Last week, I had the crazy idea of installing Windows7 on my netbook. In the end, I think it would have been better use of my time if I just bought a new netbook with Win7 pre-installed as it took me 5 days to get this done!
The tricky thing is that my mini9 has a 8GB SSD as a hard drive. That’s pre-formatted, so it’s only 7.2GB effective space. If I installed stock Win7 then I would be left with something like 600MB after install – and that’s minus the hibernation file or page file (although I typically set VM to 0). Add a few apps, and I can’t do anything with my netbook, so that obviously won’t work.
The solution is to strip down the Windows install and only install the key components. I did this with my prevoius Windows XP install using a program called nLite. For my Win7 journey, I used vLite. The process is fairly simple – you pick what components you don’t need and those are not installed. There are several guides online to say what you shouldn’t remove if you want a running system. So I tried this, and must have gone through the process of stripping and installing something like 15 times to no luck! The reasons behind this were (I thought):
- Corrupted or lingering linux traces within MBR on netbook (since I used GRUB to force XP on)

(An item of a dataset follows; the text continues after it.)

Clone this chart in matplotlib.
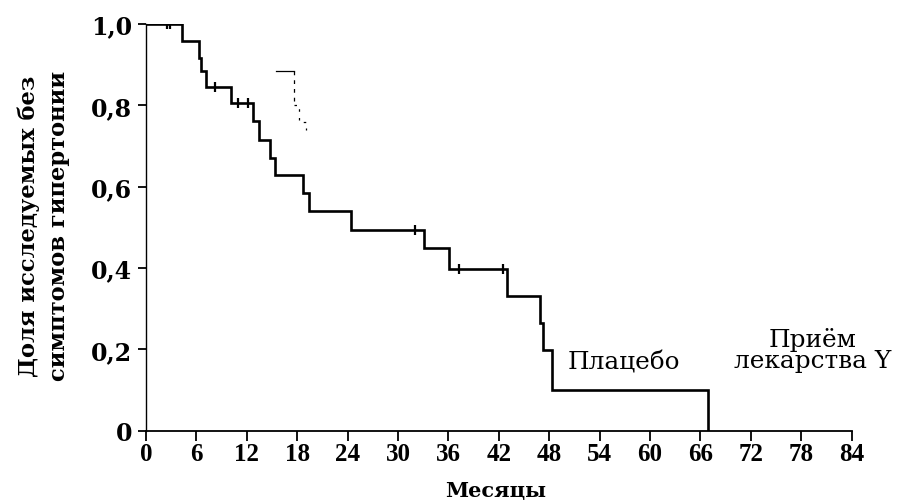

- SD card problems: bad sectors, incorrect preparation of SD card MBR, incorrect partitioning
- Removing too many components with vLite
- Working with a bad/corrupt Windows7 ISO
- Incorrect settings in BIOS wrt SSD controller
- Incorrect partitioning on SSD
I really thought my problem was #1 because the result was that I would consistently get a digital signing verification failure on winload.exe when trying to boot Windows for the first time (which you can bypass), or a corrupt/missing classpnp.sys. Googling seemed to indicate that this was a problem with the MBR – yet I cleaned it (using diskpart clean all) and overwrote it and rebuilt it (using bootsect and bootrec) many many times without avail.
In the end, it turns out that the problem was because I was using a (not bad nor corrupt) Windows7 ISO that had SP1 integrated. vLite cannot support the SP1 integration (it’s written for Vista really) and I had to use rt7Lite in order to strip the install properly. My first try with rt7Lite worked (although I mistakenly stripped out my WLAN drivers so I had to grab them from Windows Update)!
In the end, I still only had 1GB left over on my SSD after install – although that is with a 2GB hibernation file. It’s usable and actually quite zippy (if Windows Update isn’t doing updates in the background). I also moved up to Firefox4 so I have a completely new interface and almost like a completely new netbook!